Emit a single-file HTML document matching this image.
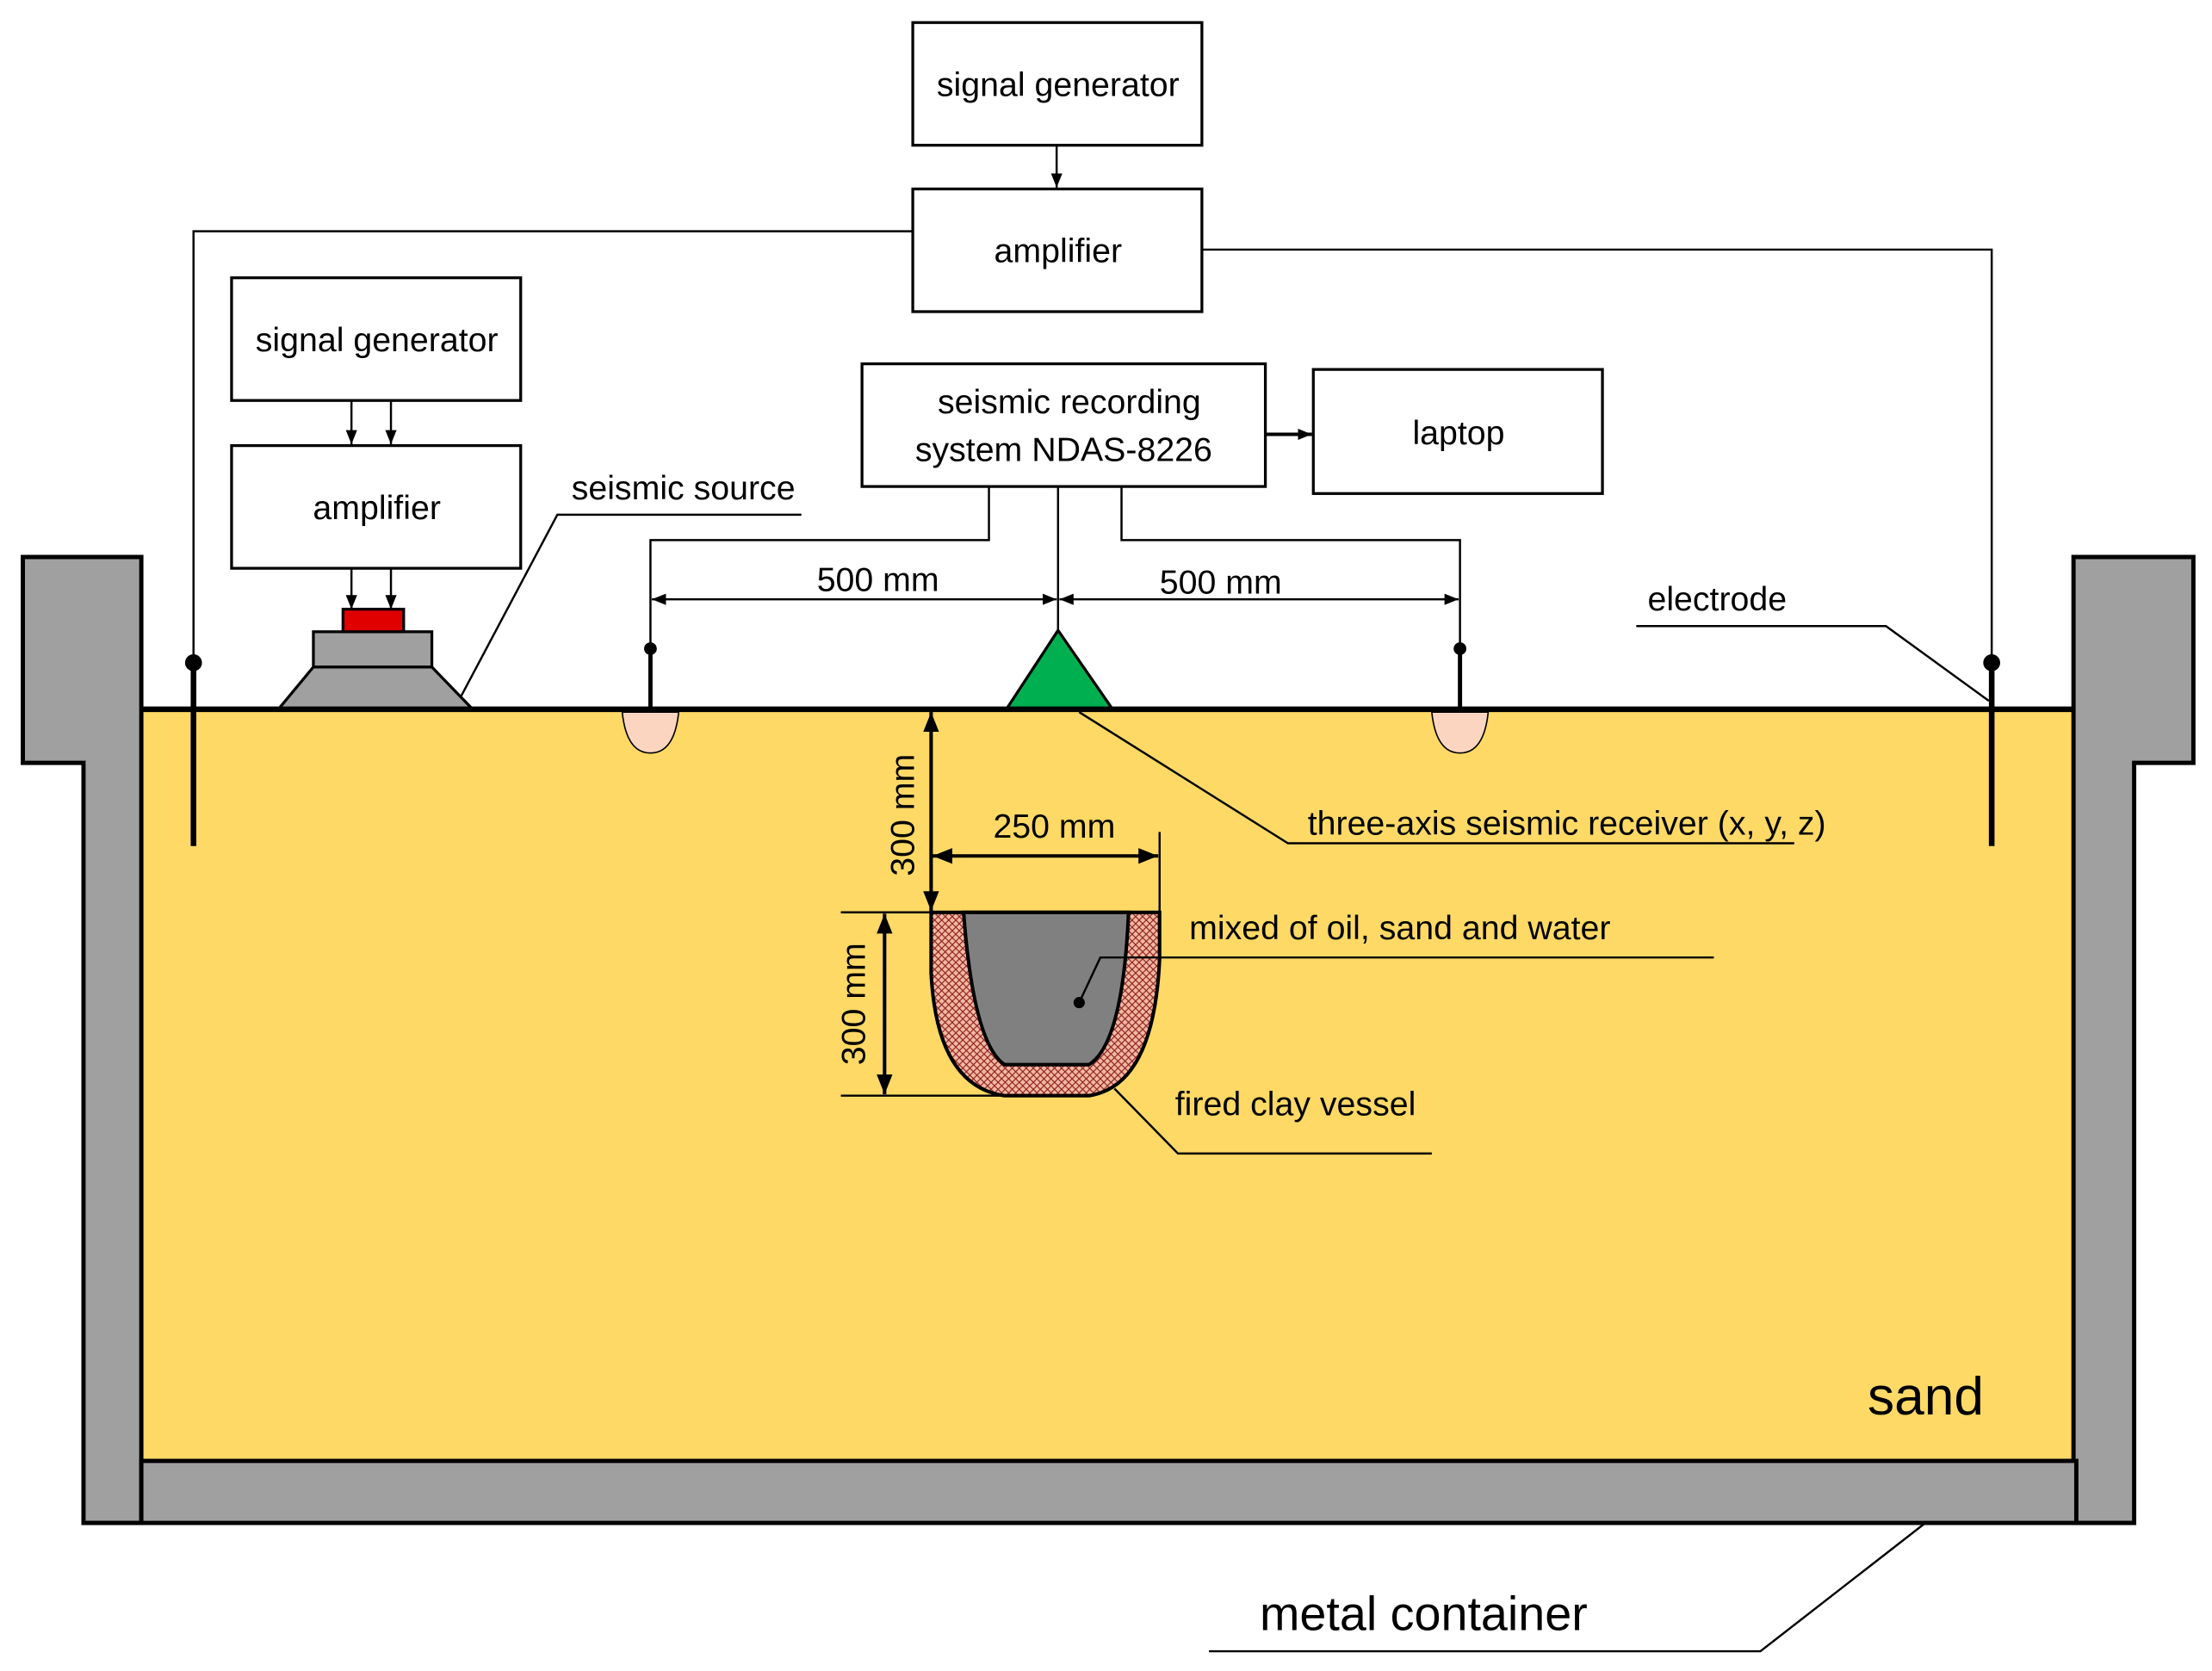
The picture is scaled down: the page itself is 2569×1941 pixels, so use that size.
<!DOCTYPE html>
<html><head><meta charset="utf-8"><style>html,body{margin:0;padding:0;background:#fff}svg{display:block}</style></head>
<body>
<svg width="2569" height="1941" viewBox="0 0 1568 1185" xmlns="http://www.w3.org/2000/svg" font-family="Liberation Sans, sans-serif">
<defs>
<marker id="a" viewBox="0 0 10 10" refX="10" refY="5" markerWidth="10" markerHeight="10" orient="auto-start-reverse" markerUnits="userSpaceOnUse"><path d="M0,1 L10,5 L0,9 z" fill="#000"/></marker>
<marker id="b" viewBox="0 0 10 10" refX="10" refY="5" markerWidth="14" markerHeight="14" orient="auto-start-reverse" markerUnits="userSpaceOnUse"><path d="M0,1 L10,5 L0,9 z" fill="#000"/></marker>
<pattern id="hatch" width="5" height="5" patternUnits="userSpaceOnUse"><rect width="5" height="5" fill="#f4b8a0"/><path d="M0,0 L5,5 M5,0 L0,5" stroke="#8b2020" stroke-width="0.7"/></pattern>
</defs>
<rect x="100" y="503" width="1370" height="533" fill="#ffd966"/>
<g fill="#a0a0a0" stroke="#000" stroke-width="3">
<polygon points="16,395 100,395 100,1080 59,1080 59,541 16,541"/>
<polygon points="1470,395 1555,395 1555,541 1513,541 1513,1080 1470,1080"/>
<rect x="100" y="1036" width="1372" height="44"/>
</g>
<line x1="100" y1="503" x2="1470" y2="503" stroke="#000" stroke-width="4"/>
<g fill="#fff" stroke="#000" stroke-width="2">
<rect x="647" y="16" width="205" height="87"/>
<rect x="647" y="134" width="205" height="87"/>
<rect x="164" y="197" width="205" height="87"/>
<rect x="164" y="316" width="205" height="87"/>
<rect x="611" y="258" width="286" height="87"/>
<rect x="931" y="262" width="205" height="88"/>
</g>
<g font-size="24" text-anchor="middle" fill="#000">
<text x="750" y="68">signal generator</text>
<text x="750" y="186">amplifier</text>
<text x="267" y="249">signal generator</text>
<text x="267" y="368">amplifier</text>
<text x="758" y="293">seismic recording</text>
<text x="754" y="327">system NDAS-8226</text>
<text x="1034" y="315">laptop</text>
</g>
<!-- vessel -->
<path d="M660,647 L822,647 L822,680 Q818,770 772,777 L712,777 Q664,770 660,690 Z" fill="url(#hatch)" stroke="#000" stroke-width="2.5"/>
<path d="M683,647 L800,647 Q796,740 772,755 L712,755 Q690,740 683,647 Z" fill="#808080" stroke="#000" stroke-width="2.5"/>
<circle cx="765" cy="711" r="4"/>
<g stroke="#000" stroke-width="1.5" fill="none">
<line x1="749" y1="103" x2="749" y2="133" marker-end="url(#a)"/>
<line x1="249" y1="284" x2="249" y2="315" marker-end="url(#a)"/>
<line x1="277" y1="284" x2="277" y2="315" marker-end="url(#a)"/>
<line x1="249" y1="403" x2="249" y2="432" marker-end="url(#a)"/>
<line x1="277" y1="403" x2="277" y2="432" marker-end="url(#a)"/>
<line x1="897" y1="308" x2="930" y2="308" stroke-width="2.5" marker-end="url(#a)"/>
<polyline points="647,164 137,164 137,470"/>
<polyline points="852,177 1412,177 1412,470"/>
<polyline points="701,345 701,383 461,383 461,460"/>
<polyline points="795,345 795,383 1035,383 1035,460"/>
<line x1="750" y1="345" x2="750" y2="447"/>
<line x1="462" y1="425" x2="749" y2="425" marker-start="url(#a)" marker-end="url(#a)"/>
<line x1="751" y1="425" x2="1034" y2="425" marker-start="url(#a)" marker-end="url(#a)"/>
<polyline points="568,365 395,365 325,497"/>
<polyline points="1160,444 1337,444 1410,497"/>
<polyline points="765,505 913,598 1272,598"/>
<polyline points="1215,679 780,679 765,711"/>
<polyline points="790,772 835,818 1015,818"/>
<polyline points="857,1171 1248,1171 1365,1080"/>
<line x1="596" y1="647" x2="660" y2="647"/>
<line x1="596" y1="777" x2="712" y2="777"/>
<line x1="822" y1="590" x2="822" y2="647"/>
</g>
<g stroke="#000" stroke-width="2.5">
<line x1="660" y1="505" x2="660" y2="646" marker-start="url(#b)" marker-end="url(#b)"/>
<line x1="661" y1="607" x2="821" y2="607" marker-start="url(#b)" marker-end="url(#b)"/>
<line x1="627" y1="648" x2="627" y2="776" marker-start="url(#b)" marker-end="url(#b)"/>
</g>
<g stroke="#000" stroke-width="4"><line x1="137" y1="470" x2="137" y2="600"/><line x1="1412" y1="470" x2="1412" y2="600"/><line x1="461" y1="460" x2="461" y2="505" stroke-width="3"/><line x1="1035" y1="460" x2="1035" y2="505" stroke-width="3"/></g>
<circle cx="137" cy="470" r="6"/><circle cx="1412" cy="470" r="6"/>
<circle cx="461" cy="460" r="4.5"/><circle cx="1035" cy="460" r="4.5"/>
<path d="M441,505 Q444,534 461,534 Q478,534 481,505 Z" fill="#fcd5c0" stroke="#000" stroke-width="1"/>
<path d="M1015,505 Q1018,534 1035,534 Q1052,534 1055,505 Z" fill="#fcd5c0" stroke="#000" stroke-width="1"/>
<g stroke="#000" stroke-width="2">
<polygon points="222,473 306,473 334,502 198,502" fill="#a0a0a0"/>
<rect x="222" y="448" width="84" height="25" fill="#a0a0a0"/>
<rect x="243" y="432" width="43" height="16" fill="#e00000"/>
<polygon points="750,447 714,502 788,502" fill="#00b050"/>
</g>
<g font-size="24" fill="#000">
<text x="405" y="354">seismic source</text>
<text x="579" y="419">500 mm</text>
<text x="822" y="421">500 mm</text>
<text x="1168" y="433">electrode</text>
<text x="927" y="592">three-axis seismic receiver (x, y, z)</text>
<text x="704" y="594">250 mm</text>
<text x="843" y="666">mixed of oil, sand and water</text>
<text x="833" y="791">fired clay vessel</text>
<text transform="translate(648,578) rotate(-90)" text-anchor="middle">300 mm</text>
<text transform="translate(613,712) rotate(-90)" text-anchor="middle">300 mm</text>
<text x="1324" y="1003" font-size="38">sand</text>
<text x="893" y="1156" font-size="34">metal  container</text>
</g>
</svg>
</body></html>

**Exercise**
Write the lines above out again exactly, without any of their pictures.

**Reply**
Emit a single-file HTML document matching this image.
The picture is scaled down: the page itself is 2569×1941 pixels, so use that size.
<!DOCTYPE html>
<html><head><meta charset="utf-8"><style>html,body{margin:0;padding:0;background:#fff}svg{display:block}</style></head>
<body>
<svg width="2569" height="1941" viewBox="0 0 1568 1185" xmlns="http://www.w3.org/2000/svg" font-family="Liberation Sans, sans-serif">
<defs>
<marker id="a" viewBox="0 0 10 10" refX="10" refY="5" markerWidth="10" markerHeight="10" orient="auto-start-reverse" markerUnits="userSpaceOnUse"><path d="M0,1 L10,5 L0,9 z" fill="#000"/></marker>
<marker id="b" viewBox="0 0 10 10" refX="10" refY="5" markerWidth="14" markerHeight="14" orient="auto-start-reverse" markerUnits="userSpaceOnUse"><path d="M0,1 L10,5 L0,9 z" fill="#000"/></marker>
<pattern id="hatch" width="5" height="5" patternUnits="userSpaceOnUse"><rect width="5" height="5" fill="#f4b8a0"/><path d="M0,0 L5,5 M5,0 L0,5" stroke="#8b2020" stroke-width="0.7"/></pattern>
</defs>
<rect x="100" y="503" width="1370" height="533" fill="#ffd966"/>
<g fill="#a0a0a0" stroke="#000" stroke-width="3">
<polygon points="16,395 100,395 100,1080 59,1080 59,541 16,541"/>
<polygon points="1470,395 1555,395 1555,541 1513,541 1513,1080 1470,1080"/>
<rect x="100" y="1036" width="1372" height="44"/>
</g>
<line x1="100" y1="503" x2="1470" y2="503" stroke="#000" stroke-width="4"/>
<g fill="#fff" stroke="#000" stroke-width="2">
<rect x="647" y="16" width="205" height="87"/>
<rect x="647" y="134" width="205" height="87"/>
<rect x="164" y="197" width="205" height="87"/>
<rect x="164" y="316" width="205" height="87"/>
<rect x="611" y="258" width="286" height="87"/>
<rect x="931" y="262" width="205" height="88"/>
</g>
<g font-size="24" text-anchor="middle" fill="#000">
<text x="750" y="68">signal generator</text>
<text x="750" y="186">amplifier</text>
<text x="267" y="249">signal generator</text>
<text x="267" y="368">amplifier</text>
<text x="758" y="293">seismic recording</text>
<text x="754" y="327">system NDAS-8226</text>
<text x="1034" y="315">laptop</text>
</g>
<!-- vessel -->
<path d="M660,647 L822,647 L822,680 Q818,770 772,777 L712,777 Q664,770 660,690 Z" fill="url(#hatch)" stroke="#000" stroke-width="2.5"/>
<path d="M683,647 L800,647 Q796,740 772,755 L712,755 Q690,740 683,647 Z" fill="#808080" stroke="#000" stroke-width="2.5"/>
<circle cx="765" cy="711" r="4"/>
<g stroke="#000" stroke-width="1.5" fill="none">
<line x1="749" y1="103" x2="749" y2="133" marker-end="url(#a)"/>
<line x1="249" y1="284" x2="249" y2="315" marker-end="url(#a)"/>
<line x1="277" y1="284" x2="277" y2="315" marker-end="url(#a)"/>
<line x1="249" y1="403" x2="249" y2="432" marker-end="url(#a)"/>
<line x1="277" y1="403" x2="277" y2="432" marker-end="url(#a)"/>
<line x1="897" y1="308" x2="930" y2="308" stroke-width="2.5" marker-end="url(#a)"/>
<polyline points="647,164 137,164 137,470"/>
<polyline points="852,177 1412,177 1412,470"/>
<polyline points="701,345 701,383 461,383 461,460"/>
<polyline points="795,345 795,383 1035,383 1035,460"/>
<line x1="750" y1="345" x2="750" y2="447"/>
<line x1="462" y1="425" x2="749" y2="425" marker-start="url(#a)" marker-end="url(#a)"/>
<line x1="751" y1="425" x2="1034" y2="425" marker-start="url(#a)" marker-end="url(#a)"/>
<polyline points="568,365 395,365 325,497"/>
<polyline points="1160,444 1337,444 1410,497"/>
<polyline points="765,505 913,598 1272,598"/>
<polyline points="1215,679 780,679 765,711"/>
<polyline points="790,772 835,818 1015,818"/>
<polyline points="857,1171 1248,1171 1365,1080"/>
<line x1="596" y1="647" x2="660" y2="647"/>
<line x1="596" y1="777" x2="712" y2="777"/>
<line x1="822" y1="590" x2="822" y2="647"/>
</g>
<g stroke="#000" stroke-width="2.5">
<line x1="660" y1="505" x2="660" y2="646" marker-start="url(#b)" marker-end="url(#b)"/>
<line x1="661" y1="607" x2="821" y2="607" marker-start="url(#b)" marker-end="url(#b)"/>
<line x1="627" y1="648" x2="627" y2="776" marker-start="url(#b)" marker-end="url(#b)"/>
</g>
<g stroke="#000" stroke-width="4"><line x1="137" y1="470" x2="137" y2="600"/><line x1="1412" y1="470" x2="1412" y2="600"/><line x1="461" y1="460" x2="461" y2="505" stroke-width="3"/><line x1="1035" y1="460" x2="1035" y2="505" stroke-width="3"/></g>
<circle cx="137" cy="470" r="6"/><circle cx="1412" cy="470" r="6"/>
<circle cx="461" cy="460" r="4.5"/><circle cx="1035" cy="460" r="4.5"/>
<path d="M441,505 Q444,534 461,534 Q478,534 481,505 Z" fill="#fcd5c0" stroke="#000" stroke-width="1"/>
<path d="M1015,505 Q1018,534 1035,534 Q1052,534 1055,505 Z" fill="#fcd5c0" stroke="#000" stroke-width="1"/>
<g stroke="#000" stroke-width="2">
<polygon points="222,473 306,473 334,502 198,502" fill="#a0a0a0"/>
<rect x="222" y="448" width="84" height="25" fill="#a0a0a0"/>
<rect x="243" y="432" width="43" height="16" fill="#e00000"/>
<polygon points="750,447 714,502 788,502" fill="#00b050"/>
</g>
<g font-size="24" fill="#000">
<text x="405" y="354">seismic source</text>
<text x="579" y="419">500 mm</text>
<text x="822" y="421">500 mm</text>
<text x="1168" y="433">electrode</text>
<text x="927" y="592">three-axis seismic receiver (x, y, z)</text>
<text x="704" y="594">250 mm</text>
<text x="843" y="666">mixed of oil, sand and water</text>
<text x="833" y="791">fired clay vessel</text>
<text transform="translate(648,578) rotate(-90)" text-anchor="middle">300 mm</text>
<text transform="translate(613,712) rotate(-90)" text-anchor="middle">300 mm</text>
<text x="1324" y="1003" font-size="38">sand</text>
<text x="893" y="1156" font-size="34">metal  container</text>
</g>
</svg>
</body></html>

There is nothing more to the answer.